Doch so entspannt ist es nicht immer. Willkommen sind die Bus-Touristen nicht überall. Frauen ohne Kopftuch. Leute, die Spaß haben. Das finden nicht alle gut. Fahrt zur Hölle ruft dieser Mann. "Ach, ein alter Mann. Was für ein Komiker. Solche Typen findest du überall in der Stadt. Am besten nicht ernst nehmen." meint Veranstalter Jehanzeb Salim.
Jehanzeb Salim führt die Gäste. Er ist 21 und wuchs in Karachi auf. Ein selbstbewusster Hipster, wie es ihn auch in anderen Großstädten gibt. Ein trotziger Junge. Der sagt, Karachi ist schön. Stimmt vielleicht auf den zweiten, dritten Blick. In der Altstadt blitzt der alte britische Charme auf. Kurz fühlt es sich wie Urlaub an. Und wenn die Füße langsam wehtun, wird gefrühstückt: In einem einfachen Restaurant.

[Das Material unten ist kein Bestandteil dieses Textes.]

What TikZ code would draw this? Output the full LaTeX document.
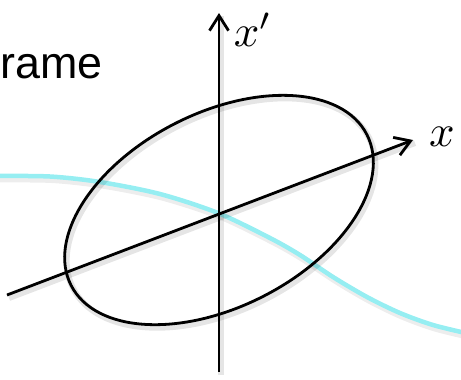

"Wenn ich sehe, dass ich etwas ändern kann. Dass ich den Leuten eine andere Stadt zeige. Nicht, die, die sie an normalen Tagen sehen. Das motiviert mich." sagt Jehanzeb Salim. Viel haben sie gesehen. Viel gibt es zu besprechen. Und viel zu essen. Paratha-Brote – die besten der Stadt. Bislang war die Tour ein voller Erfolg. Gail Fulton erzählt, "Meine Augen wandern immer zum Müll auf den Straßen. Furchtbar. Aber davon abgesehen. Die Gebäude sind wunderschön. Du musst sie dir bewusst ansehen. Und das geht nicht, wenn du nur mit dem Auto vorbeifährst."
Die Stadt war einmal tolerant
Saima genießt ihren Geburtstag. Und das ungute Gefühl vom Morgen ist fast vergessen. "Ich fühle mich gar nicht mehr unsicher. Jetzt habe ich einfach Spaß." Ein Augenblick, der täuscht. Saima selbst hat zwei Familienmitglieder verloren. Einfach erschossen auf der Straße. Auch wenn sie im Moment nicht daran denken. Fast jeder hier kennt solche Geschichten.

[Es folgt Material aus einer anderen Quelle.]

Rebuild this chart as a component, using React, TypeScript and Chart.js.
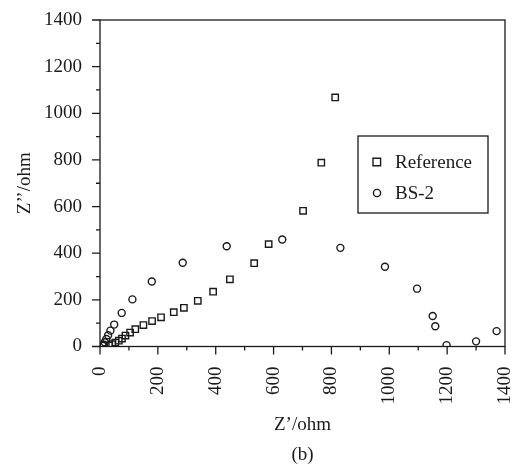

Pakistan erlebt immer wieder Terror. Gerade erst gegen Christen. Auch in Karachi rechnen sie mit allem. Es ist lange her. Da war die Stadt einmal anders. Nicht grausam, sondern tolerant. Das andere ist nah. Und doch so fern. "Da sind diese kleinen Becken. Darin ist geweihtes Wasser. Damit bekreuzigst du dich. So geht das." sagt Jehanzeb Salim. "Jede Religion hat ihre eigene Kultur. Manche gehen in die Moschee. Andere in die Kirche oder den Tempel. Wir sollten mehr über die Religionen wissen. Darum geht es heute. Jeder Mensch betet, nur eben unterschiedlich. Ich habe echt viel gelernt."
Jetzt müssen sie das Erlebte festhalten. Das Gefühl mitnehmen. Für später. Für den Alltag. Denn: Nach fünf Stunden ist die Rundfahrt vorbei. Vorbei, der Urlaub in der eigenen Stadt.